Work required: Please print exactly the lines below, from the start of the material up to and including the line with "plt.rcParams['mathtext.it'] = 'Liberation", but none of the pictures.

Data extract:

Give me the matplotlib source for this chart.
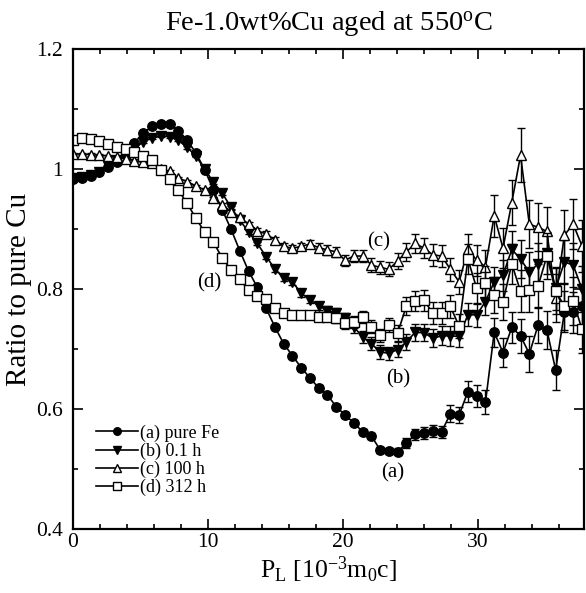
import matplotlib
matplotlib.use("Agg")
import matplotlib.pyplot as plt
from matplotlib.ticker import MultipleLocator, FuncFormatter

plt.rcParams['font.family'] = ['Liberation Serif', 'DejaVu Serif']
plt.rcParams['mathtext.fontset'] = 'custom'
plt.rcParams['mathtext.rm'] = 'Liberation Serif'
plt.rcParams['mathtext.it'] = 'Liberation Serif:italic'

# P_L positions (10^-3 m0c)
p_l = [0.0, 0.65, 1.3, 1.95, 2.6, 3.25, 3.9, 4.55, 5.2, 5.85,
       6.5, 7.15, 7.8, 8.45, 9.1, 9.75, 10.4, 11.05, 11.7, 12.35,
       13.0, 13.65, 14.3, 14.95, 15.6, 16.25, 16.9, 17.55, 18.2, 18.85,
       19.5, 20.15, 20.8, 21.45, 22.1, 22.75, 23.4, 24.05, 24.7, 25.35,
       26.0, 26.65, 27.3, 27.95, 28.6, 29.25, 29.9, 30.55, 31.2, 31.85,
       32.5, 33.15, 33.8, 34.45, 35.1, 35.75, 36.4, 37.05, 37.7]

# (a) pure Fe
pure_fe = [0.983, 0.985, 0.988, 0.995, 1.004, 1.012, 1.023, 1.044, 1.060, 1.071,
           1.075, 1.075, 1.064, 1.048, 1.027, 0.999, 0.965, 0.932, 0.900, 0.864,
           0.830, 0.803, 0.768, 0.737, 0.709, 0.689, 0.669, 0.652, 0.635, 0.623,
           0.604, 0.590, 0.577, 0.562, 0.555, 0.532, 0.530, 0.529, 0.543, 0.558,
           0.560, 0.564, 0.562, 0.592, 0.590, 0.629, 0.622, 0.611, 0.728, 0.694,
           0.736, 0.722, 0.692, 0.740, 0.732, 0.665, 0.762, 0.761, 0.772]
pure_fe_err = [0.002, 0.002, 0.002, 0.002, 0.002, 0.002, 0.002, 0.002, 0.002, 0.002,
               0.002, 0.002, 0.002, 0.002, 0.002, 0.002, 0.003, 0.003, 0.003, 0.003,
               0.003, 0.003, 0.003, 0.003, 0.003, 0.003, 0.003, 0.003, 0.005, 0.005,
               0.005, 0.005, 0.005, 0.005, 0.005, 0.005, 0.005, 0.006, 0.008, 0.009,
               0.010, 0.010, 0.010, 0.014, 0.014, 0.017, 0.018, 0.020, 0.024, 0.024,
               0.026, 0.028, 0.030, 0.030, 0.032, 0.033, 0.034, 0.034, 0.036]

# (b) 0.1 h
aged_01h = [0.985, 0.986, 0.990, 0.995, 1.005, 1.015, 1.025, 1.035, 1.045, 1.052,
            1.055, 1.054, 1.048, 1.036, 1.022, 1.000, 0.978, 0.960, 0.936, 0.915,
            0.895, 0.876, 0.854, 0.834, 0.818, 0.812, 0.793, 0.782, 0.772, 0.764,
            0.760, 0.751, 0.737, 0.720, 0.709, 0.695, 0.693, 0.699, 0.712, 0.728,
            0.727, 0.718, 0.722, 0.722, 0.721, 0.757, 0.757, 0.779, 0.812, 0.823,
            0.866, 0.850, 0.828, 0.842, 0.860, 0.801, 0.845, 0.840, 0.800]
aged_01h_err = [0.002, 0.002, 0.002, 0.002, 0.002, 0.002, 0.002, 0.002, 0.002, 0.002,
                0.002, 0.002, 0.002, 0.002, 0.002, 0.003, 0.003, 0.003, 0.003, 0.003,
                0.003, 0.003, 0.004, 0.005, 0.005, 0.006, 0.006, 0.006, 0.007, 0.007,
                0.008, 0.009, 0.010, 0.010, 0.011, 0.011, 0.011, 0.012, 0.013, 0.014,
                0.014, 0.015, 0.016, 0.017, 0.018, 0.019, 0.020, 0.022, 0.024, 0.026,
                0.030, 0.032, 0.033, 0.034, 0.035, 0.036, 0.036, 0.037, 0.038]

# (c) 100 h
aged_100h = [1.025, 1.025, 1.024, 1.023, 1.022, 1.020, 1.017, 1.014, 1.011, 1.010,
             1.000, 0.996, 0.985, 0.979, 0.972, 0.965, 0.951, 0.940, 0.929, 0.920,
             0.908, 0.897, 0.892, 0.882, 0.871, 0.868, 0.871, 0.875, 0.869, 0.865,
             0.862, 0.848, 0.855, 0.855, 0.840, 0.836, 0.833, 0.847, 0.862, 0.876,
             0.868, 0.857, 0.855, 0.833, 0.812, 0.866, 0.848, 0.837, 0.922, 0.868,
             0.944, 1.023, 0.908, 0.903, 0.896, 0.785, 0.890, 0.908, 0.872]
aged_100h_err = [0.002, 0.002, 0.002, 0.002, 0.002, 0.002, 0.002, 0.002, 0.002, 0.002,
                 0.002, 0.002, 0.002, 0.002, 0.002, 0.003, 0.003, 0.003, 0.003, 0.003,
                 0.003, 0.004, 0.005, 0.005, 0.006, 0.006, 0.006, 0.007, 0.007, 0.008,
                 0.008, 0.009, 0.010, 0.010, 0.011, 0.011, 0.012, 0.013, 0.015, 0.016,
                 0.017, 0.018, 0.018, 0.019, 0.020, 0.025, 0.026, 0.028, 0.035, 0.033,
                 0.038, 0.045, 0.040, 0.040, 0.041, 0.040, 0.042, 0.042, 0.043]

# (d) 312 h
aged_312h = [1.049, 1.052, 1.050, 1.046, 1.041, 1.037, 1.033, 1.029, 1.022, 1.015,
             0.999, 0.984, 0.965, 0.943, 0.918, 0.895, 0.878, 0.852, 0.832, 0.816,
             0.799, 0.788, 0.783, 0.768, 0.760, 0.757, 0.757, 0.757, 0.754, 0.754,
             0.751, 0.743, 0.745, 0.754, 0.737, 0.723, 0.740, 0.727, 0.772, 0.780,
             0.781, 0.760, 0.760, 0.771, 0.738, 0.850, 0.801, 0.810, 0.790, 0.779,
             0.842, 0.796, 0.798, 0.805, 0.855, 0.797, 0.771, 0.780, 0.733]
aged_312h_err = [0.002, 0.002, 0.002, 0.002, 0.002, 0.002, 0.002, 0.002, 0.002, 0.002,
                 0.002, 0.002, 0.002, 0.002, 0.002, 0.003, 0.003, 0.003, 0.003, 0.003,
                 0.003, 0.004, 0.005, 0.005, 0.006, 0.006, 0.006, 0.007, 0.007, 0.008,
                 0.008, 0.009, 0.010, 0.010, 0.011, 0.011, 0.012, 0.013, 0.015, 0.016,
                 0.017, 0.018, 0.018, 0.019, 0.020, 0.025, 0.026, 0.028, 0.030, 0.030,
                 0.033, 0.035, 0.036, 0.037, 0.038, 0.038, 0.039, 0.040, 0.040]

series = [
    (pure_fe, pure_fe_err, 'o', 'black', '(a) pure Fe'),
    (aged_01h, aged_01h_err, 'v', 'black', '(b) 0.1 h'),
    (aged_100h, aged_100h_err, '^', 'white', '(c) 100 h'),
    (aged_312h, aged_312h_err, 's', 'white', '(d) 312 h'),
]

fig = plt.figure(figsize=(5.86, 5.93), dpi=100)
ax = fig.add_axes([0.1246, 0.1079, 0.872, 0.8094])

for vals, err, mk, fc, lab in series:
    ax.errorbar(p_l, vals, yerr=err, fmt='none', ecolor='black',
                elinewidth=1.0, capsize=3.2, capthick=1.0)
    ax.plot(p_l, vals, color='black', lw=1.2, marker=mk, ms=6.8,
            mfc=fc, mec='black', mew=1.0, label=lab)

ax.text(22.6, 0.879, "(c)", ha='center', va='center', fontsize=15)
ax.text(10.1, 0.81, "(d)", ha='center', va='center', fontsize=15)
ax.text(24.1, 0.651, "(b)", ha='center', va='center', fontsize=15)
ax.text(23.7, 0.493, "(a)", ha='center', va='center', fontsize=15)

ax.set_xlim(0, 37.85)
ax.set_ylim(0.4, 1.2)
ax.xaxis.set_major_locator(MultipleLocator(10))
ax.xaxis.set_minor_locator(MultipleLocator(2))
ax.yaxis.set_major_locator(MultipleLocator(0.2))
ax.yaxis.set_minor_locator(MultipleLocator(0.1))
ax.yaxis.set_major_formatter(FuncFormatter(lambda v, p: f"{v:g}"))
ax.tick_params(which='both', direction='in', top=True, right=True, labelsize=15.5)
ax.tick_params(which='major', length=7, width=1.2)
ax.tick_params(which='minor', length=3.5, width=1.2)
ax.tick_params(axis='x', pad=3)
ax.tick_params(axis='y', pad=7)
for sp in ax.spines.values():
    sp.set_linewidth(1.6)

ax.set_xlabel("P$_\\mathregular{L}$ [10$^\\mathregular{-3}$m$_\\mathregular{0}$c]", fontsize=18.5, labelpad=2)
ax.set_ylabel("Ratio to pure Cu", fontsize=21, labelpad=3)
ax.set_title("Fe-1.0wt%Cu aged at 550$^\\mathregular{o}$C", fontsize=20.5, pad=13)

ax.legend(loc='upper left', bbox_to_anchor=(0.045, 0.218), frameon=False,
          fontsize=13, handlelength=2.3, handletextpad=0.15, labelspacing=0.05,
          borderaxespad=0, borderpad=0, markerscale=0.8)

fig.savefig("out.png", dpi=100)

Completed exercise:
Give me the matplotlib source for this chart.
import matplotlib
matplotlib.use("Agg")
import matplotlib.pyplot as plt
from matplotlib.ticker import MultipleLocator, FuncFormatter

plt.rcParams['font.family'] = ['Liberation Serif', 'DejaVu Serif']
plt.rcParams['mathtext.fontset'] = 'custom'
plt.rcParams['mathtext.rm'] = 'Liberation Serif'
plt.rcParams['mathtext.it'] = 'Liberation Serif:italic'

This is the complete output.